Provided material:
(begin)
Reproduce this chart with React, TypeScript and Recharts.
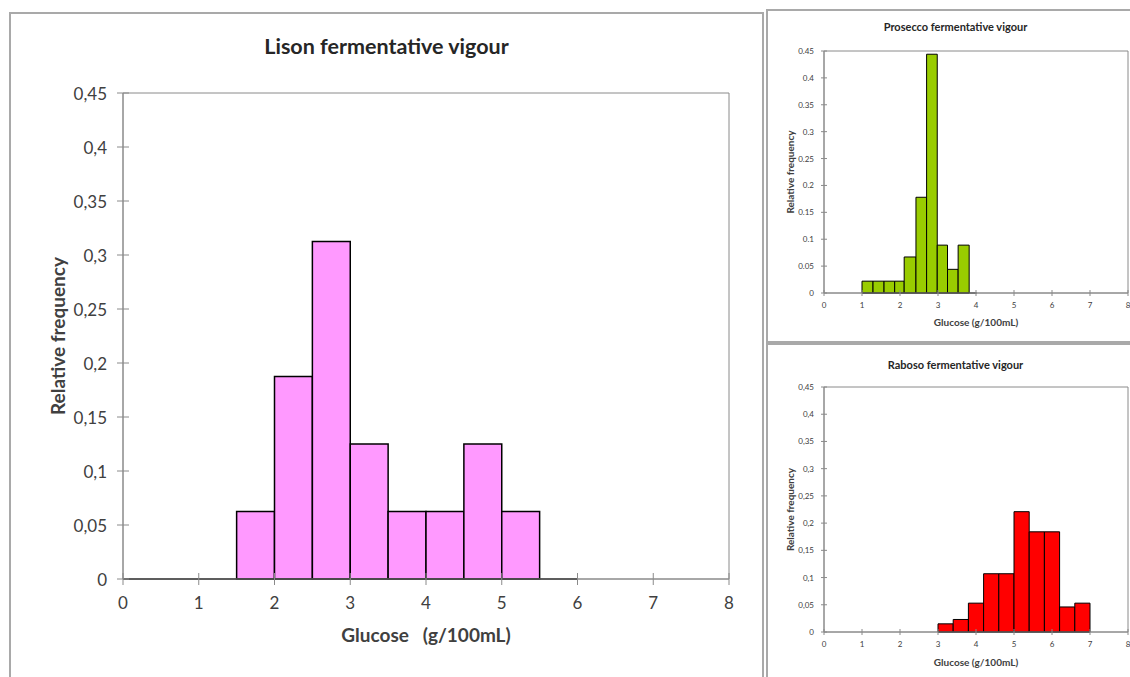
import React from "react";
import { ComposedChart, XAxis, YAxis, ReferenceArea, ReferenceLine } from "recharts";

// Histogram bins: edges are bin boundaries (g/100mL), freq the relative frequency per bin.
const lisonEdges = [0, 0.5, 1, 1.5, 2, 2.5, 3, 3.5, 4, 4.5, 5, 5.5, 6];
const lisonFreq = [0, 0, 0, 0.0625, 0.1875, 0.3125, 0.125, 0.0625, 0.0625, 0.125, 0.0625, 0];

const proseccoEdges = [1.0, 1.29, 1.58, 1.86, 2.11, 2.42, 2.7, 2.98, 3.25, 3.53, 3.82, 4.02];
const proseccoFreq = [0.022, 0.022, 0.022, 0.022, 0.067, 0.178, 0.444, 0.089, 0.044, 0.089, 0];

const rabosoEdges = [3.0, 3.4, 3.8, 4.2, 4.6, 5.0, 5.4, 5.8, 6.2, 6.6, 7.0];
const rabosoFreq = [0.015, 0.023, 0.053, 0.107, 0.107, 0.221, 0.184, 0.184, 0.046, 0.053];

const glucoseTicks = [0, 1, 2, 3, 4, 5, 6, 7, 8];
const freqTicks = [0, 0.05, 0.1, 0.15, 0.2, 0.25, 0.3, 0.35, 0.4, 0.45];

const AXIS_GRAY = "#8a8a8a";
const TEXT = "#404040";
const FONT = "Lato, 'Open Sans', sans-serif";

type Sizing = {
  width: number;
  height: number;
  margin: { top: number; right: number; bottom: number; left: number };
  yAxisWidth: number;
  xAxisHeight: number;
  tickFont: number;
  labelFont: number;
  titleFont: number;
  titleY: number;
  titleShift: number;
  tickSize: number;
  yTickMargin: number;
  xTickMargin: number;
  yLabelOffset: number;
  xLabelOffset: number;
  xLabel: string;
  barStroke: number;
};

function Histogram({
  title,
  edges,
  freq,
  color,
  comma,
  s,
}: {
  title: string;
  edges: number[];
  freq: number[];
  color: string;
  comma: boolean;
  s: Sizing;
}) {
  const bins = freq.map((f, i) => ({ x0: edges[i], x1: edges[i + 1], freq: f }));
  const fmt = (v: number) => (comma ? String(v).replace(".", ",") : String(v));

  // Excel-style "cross" tick marks: the mark straddles the axis line
  const yTick = (p: any) => {
    const ax = p.x + s.tickSize + s.yTickMargin;
    return (
      <g>
        <line x1={ax - s.tickSize} x2={ax + s.tickSize} y1={p.y} y2={p.y} stroke={AXIS_GRAY} />
        <text x={p.x} y={p.y} textAnchor="end" dominantBaseline="central" fontSize={s.tickFont} fill={TEXT} fontFamily={FONT}>
          {fmt(p.payload.value)}
        </text>
      </g>
    );
  };

  const xTick = (p: any) => {
    const ay = p.y - s.tickSize - s.xTickMargin;
    return (
      <g>
        <line x1={p.x} x2={p.x} y1={ay - s.tickSize} y2={ay + s.tickSize} stroke={AXIS_GRAY} />
        <text x={p.x} y={p.y} dy="0.71em" textAnchor="middle" fontSize={s.tickFont} fill={TEXT} fontFamily={FONT}>
          {p.payload.value}
        </text>
      </g>
    );
  };

  return (
    <div style={{ position: "relative", width: s.width, height: s.height }}>
      <div
        style={{
          position: "absolute",
          left: s.titleShift,
          width: s.width,
          top: s.titleY - s.titleFont * 0.6,
          textAlign: "center",
          fontFamily: FONT,
          fontWeight: 700,
          fontSize: s.titleFont,
          lineHeight: `${s.titleFont * 1.2}px`,
          color: "#262626",
        }}
      >
        {title}
      </div>
      <ComposedChart width={s.width} height={s.height} data={bins} margin={s.margin}>
        <XAxis
          type="number"
          dataKey="x0"
          domain={[0, 8]}
          ticks={glucoseTicks}
          interval={0}
          allowDataOverflow
          height={s.xAxisHeight}
          tickSize={s.tickSize}
          tickMargin={s.xTickMargin}
          tickLine={false}
          tick={xTick}
          axisLine={{ stroke: AXIS_GRAY }}
          label={{
            value: s.xLabel,
            position: "insideBottom",
            offset: s.xLabelOffset,
            style: { fontSize: s.labelFont, fontWeight: 700, fill: TEXT, fontFamily: FONT },
          }}
        />
        <YAxis
          type="number"
          domain={[0, 0.45]}
          ticks={freqTicks}
          interval={0}
          allowDataOverflow
          width={s.yAxisWidth}
          tickSize={s.tickSize}
          tickMargin={s.yTickMargin}
          tickLine={false}
          tick={yTick}
          axisLine={{ stroke: AXIS_GRAY }}
          label={{
            value: "Relative frequency",
            angle: -90,
            position: "insideLeft",
            offset: s.yLabelOffset,
            style: { textAnchor: "middle", fontSize: s.labelFont, fontWeight: 700, fill: TEXT, fontFamily: FONT },
          }}
        />
        {/* plot frame */}
        <ReferenceArea x1={0} x2={8} y1={0} y2={0.45} fill="none" fillOpacity={0} stroke={AXIS_GRAY} strokeWidth={1} />
        {bins
          .filter((b) => b.freq > 0)
          .map((b, i) => (
            <ReferenceArea
              key={i}
              x1={b.x0}
              x2={b.x1}
              y1={0}
              y2={b.freq}
              fill={color}
              fillOpacity={1}
              stroke="#000"
              strokeWidth={s.barStroke}
            />
          ))}
        {/* empty bins show as a black run along the baseline */}
        <ReferenceLine
          segment={[
            { x: edges[0], y: 0 },
            { x: edges[edges.length - 1], y: 0 },
          ]}
          stroke="#000"
          strokeWidth={s.barStroke}
        />
      </ComposedChart>
    </div>
  );
}

const big: Sizing = {
  width: 753,
  height: 665,
  margin: { top: 81, right: 34, bottom: 28, left: 18 },
  yAxisWidth: 95,
  xAxisHeight: 70,
  tickFont: 17,
  labelFont: 19,
  titleFont: 21.5,
  titleY: 35,
  titleShift: 0,
  tickSize: 6,
  yTickMargin: 10,
  xTickMargin: 12,
  yLabelOffset: 30,
  xLabelOffset: 7,
  xLabel: "Glucose\u00a0\u00a0\u00a0(g/100mL)",
  barStroke: 1.5,
};

const small: Sizing = {
  width: 363,
  height: 331,
  margin: { top: 41, right: 2, bottom: 12, left: 12 },
  yAxisWidth: 45,
  xAxisHeight: 36,
  tickFont: 8,
  labelFont: 10,
  titleFont: 11,
  titleY: 17,
  titleShift: 7,
  tickSize: 3,
  yTickMargin: 7,
  xTickMargin: 6,
  yLabelOffset: 11,
  xLabelOffset: 3,
  xLabel: "Glucose (g/100mL)",
  barStroke: 1,
};

const smallLower: Sizing = {
  ...small,
  height: 333,
  margin: { top: 43, right: 2, bottom: 9, left: 12 },
  titleY: 21,
  xLabelOffset: 2,
};

const frame = (left: number, top: number, width: number, height: number): React.CSSProperties => ({
  position: "absolute",
  left,
  top,
  width,
  height,
  boxSizing: "border-box",
  border: "2px solid #a9a9a9",
});

export default function App() {
  return (
    <div
      style={{
        position: "absolute",
        left: 0,
        top: 0,
        width: 1130,
        height: 677,
        overflow: "hidden",
        background: "#fff",
        fontFamily: FONT,
      }}
    >
      <div style={frame(9, 12, 755, 700)} />
      <div style={frame(766, 9, 380, 334)} />
      <div style={frame(766, 343, 380, 360)} />
      <div style={{ position: "absolute", left: 10, top: 12 }}>
        <Histogram title="Lison fermentative vigour" edges={lisonEdges} freq={lisonFreq} color="#ff99ff" comma s={big} />
      </div>
      <div style={{ position: "absolute", left: 767, top: 10 }}>
        <Histogram title="Prosecco fermentative vigour" edges={proseccoEdges} freq={proseccoFreq} color="#99cc00" comma={false} s={small} />
      </div>
      <div style={{ position: "absolute", left: 767, top: 344 }}>
        <Histogram title="Raboso fermentative vigour" edges={rabosoEdges} freq={rabosoFreq} color="#ff0000" comma s={smallLower} />
      </div>
    </div>
  );
}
(end)
Exercise requirements: Everything from the first line of the listing above through the line that contains "0.125, 0.0625, 0];" is to be restated word for word, minus the pictures.

Expected output:
Reproduce this chart with React, TypeScript and Recharts.
import React from "react";
import { ComposedChart, XAxis, YAxis, ReferenceArea, ReferenceLine } from "recharts";

// Histogram bins: edges are bin boundaries (g/100mL), freq the relative frequency per bin.
const lisonEdges = [0, 0.5, 1, 1.5, 2, 2.5, 3, 3.5, 4, 4.5, 5, 5.5, 6];
const lisonFreq = [0, 0, 0, 0.0625, 0.1875, 0.3125, 0.125, 0.0625, 0.0625, 0.125, 0.0625, 0];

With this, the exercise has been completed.